Toimi Jarvi

No. 32
- Positions: Quarterback, Halfback

Personal information
- Born: February 28, 1920 DeKalb, Illinois, U.S.
- Died: November 18, 1977 (aged 57) Chicago, Illinois, U.S.
- Listed height: 6 ft 0 in (1.83 m)
- Listed weight: 200 lb (91 kg)

Career information
- High school: DeKalb (IL)
- College: Northern Illinois
- NFL draft: 1944: undrafted

Career history
- Philadelphia Eagles (1944); Pittsburgh Steelers (1945);

Career NFL statistics
- Games played: 6
- Rushing yards: 40
- Stats at Pro Football Reference

= Toimi Jarvi =

Finnish American football player (1920–1977)

Toimi Valentino Jarvi (February 28, 1920 – November 18, 1977) was a Finnish professional American football quarterback and halfback who played two seasons in the National Football League (NFL). Jarvi played with the Philadelphia Eagles and Pittsburgh Steelers. In addition to football, he played basketball and baseball.

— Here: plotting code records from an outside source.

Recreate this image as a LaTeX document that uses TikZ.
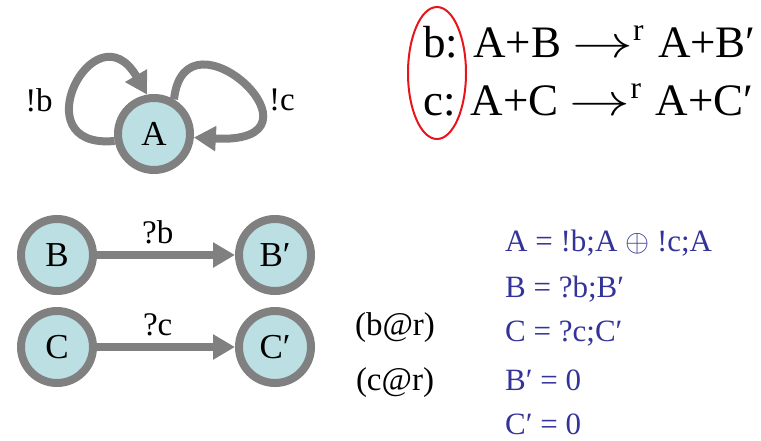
\documentclass[tikz,border=0pt]{standalone}
\usepackage{fix-cm}
\usepackage{graphicx}
\usepackage{fontspec}
\setmainfont{Liberation Serif}
\usepackage{tikz}
\usetikzlibrary{arrows.meta,positioning,shapes.geometric}
\definecolor{nodefill}{HTML}{BBDFE2}
\definecolor{ringgray}{HTML}{808080}
\definecolor{procblue}{HTML}{333399}
\definecolor{markred}{HTML}{E8141B}
\newcommand{\ratearrow}{$\mathrel{\scalebox{1.35}[1]{$\rightarrow$}}^{\mathrm{r}}$\hspace{14pt}}

\begin{document}
\begin{tikzpicture}[
    x=1pt,y=-1pt,
    state/.style={circle,draw=ringgray,line width=8pt,fill=nodefill,minimum size=72pt,inner sep=0pt,font=\fontsize{35}{42}\selectfont},
    trans/.style={-{Triangle[length=22pt,width=24pt]},line width=8pt,draw=ringgray},
    lbl/.style={font=\fontsize{33}{40}\selectfont},
    eqn/.style={font=\fontsize{45}{54}\selectfont,anchor=west,inner sep=0pt},
    defn/.style={font=\fontsize{31}{37}\selectfont,text=procblue,anchor=west,inner sep=0pt}
]
    \useasboundingbox (0,0) rectangle (761,440);

    % the sender with its two choices
    \node[state] (A) at (154,134) {A};
    \node[lbl] (outb) at (39,100) {!b};
    \node[lbl] (outc) at (282,100) {!c};
    \draw[trans] (A.190) .. controls (20,150) and (95,5) .. (A.100);
    \draw[trans] (A.60) .. controls (185,0) and (340,145) .. (A.355);

    % the two receivers
    \node[state] (B) at (57,255) {B};
    \node[state] (Bp) at (275,255) {B′};
    \node[state] (C) at (57,347) {C};
    \node[state] (Cp) at (275,347) {C′};
    \draw[trans] (B) -- node[lbl,pos=0.44,above=4pt] (inb) {?b} (Bp);
    \draw[trans] (C) -- node[lbl,pos=0.44,above=4pt] (inc) {?c} (Cp);

    % reactions
    \node[eqn] (eqb) at (423,42) {b: A+B \ratearrow A+B′};
    \node[eqn] (eqc) at (423,100) {c: A+C \ratearrow A+C′};
    \draw[markred,line width=2pt] (437,73) ellipse [x radius=29pt,y radius=66pt];

    \node[lbl] (rateb) at (395,328) {(b@r)};
    \node[lbl] (ratec) at (395,383) {(c@r)};

    % process definitions
    \node[defn] (defA) at (505,243) {A = !b;A $\oplus$ !c;A};
    \node[defn] (defB) at (505,289) {B = ?b;B′};
    \node[defn] (defC) at (505,334) {C = ?c;C′};
    \node[defn] (defBp) at (505,380) {B′ = 0};
    \node[defn] (defCp) at (505,424) {C′ = 0};
\end{tikzpicture}
\end{document}
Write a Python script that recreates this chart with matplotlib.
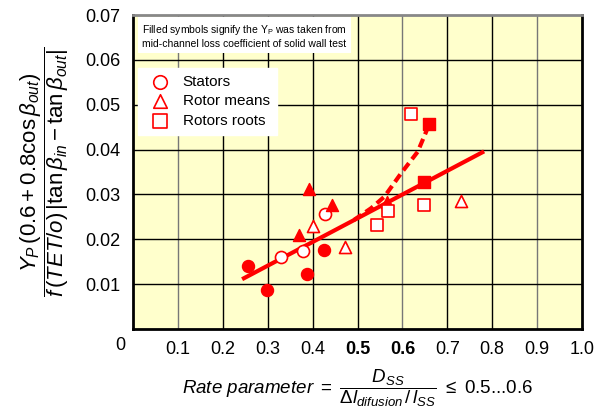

==Early life and education==
Toimi Jarvi was born on February 28, 1920, in DeKalb, Illinois. Jarvi attended DeKalb for high school and Northern Illinois for college. While at Northern Illinois, Toimi played football, basketball, and baseball. He was at Northern Illinois from 1938 to 1941, and was popular as a quarterback and halfback. He would be inducted into the school's Hall of Fame in 1988. After his college career, but before his professional career, he was a teacher at Moline. He then was employed as an athletic instructor in Chicago.

==Professional career==
In 1944, Jarvi was given a contract by the Philadelphia Eagles of the National Football League (NFL). He was one of twelve quarterbacks at the Philadelphia training camp that season, but was one of the few who were able to make the roster. However, Jarvi played halfback instead of quarterback, as the Eagles already used Roy Zimmerman and Allie Sherman at the quarterback position. The Eagles played in twelve games that season, but Toimi only appeared in five of them. In his five games he had five rushes for sixteen yards, and one catch for nine yards. On defense he had one interception and on special teams he had two punt returns for twenty-two yards. He was traded after the season to the Pittsburgh Steelers for John Butler. Jarvi only made one appearance with the Steelers in 1945. He played quarterback in his one-game, going four for ten for fifty yards and three interceptions. He also made a lateral which was caught and became a sixty-five-yard touchdown. In addition to quarterback, Jarvi played halfback, defense, and punter in his second season. His offensive statistics included nine rushes for twenty-four yards; his defensive statistics were one fumble recovery returned minus seventeen yards; and his punting statistics were two punts for sixty-nine yards. He did not make any more appearances after the game.

==Death==
Jarvi died on November 18, 1977, in Chicago, Illinois, at the age of 57.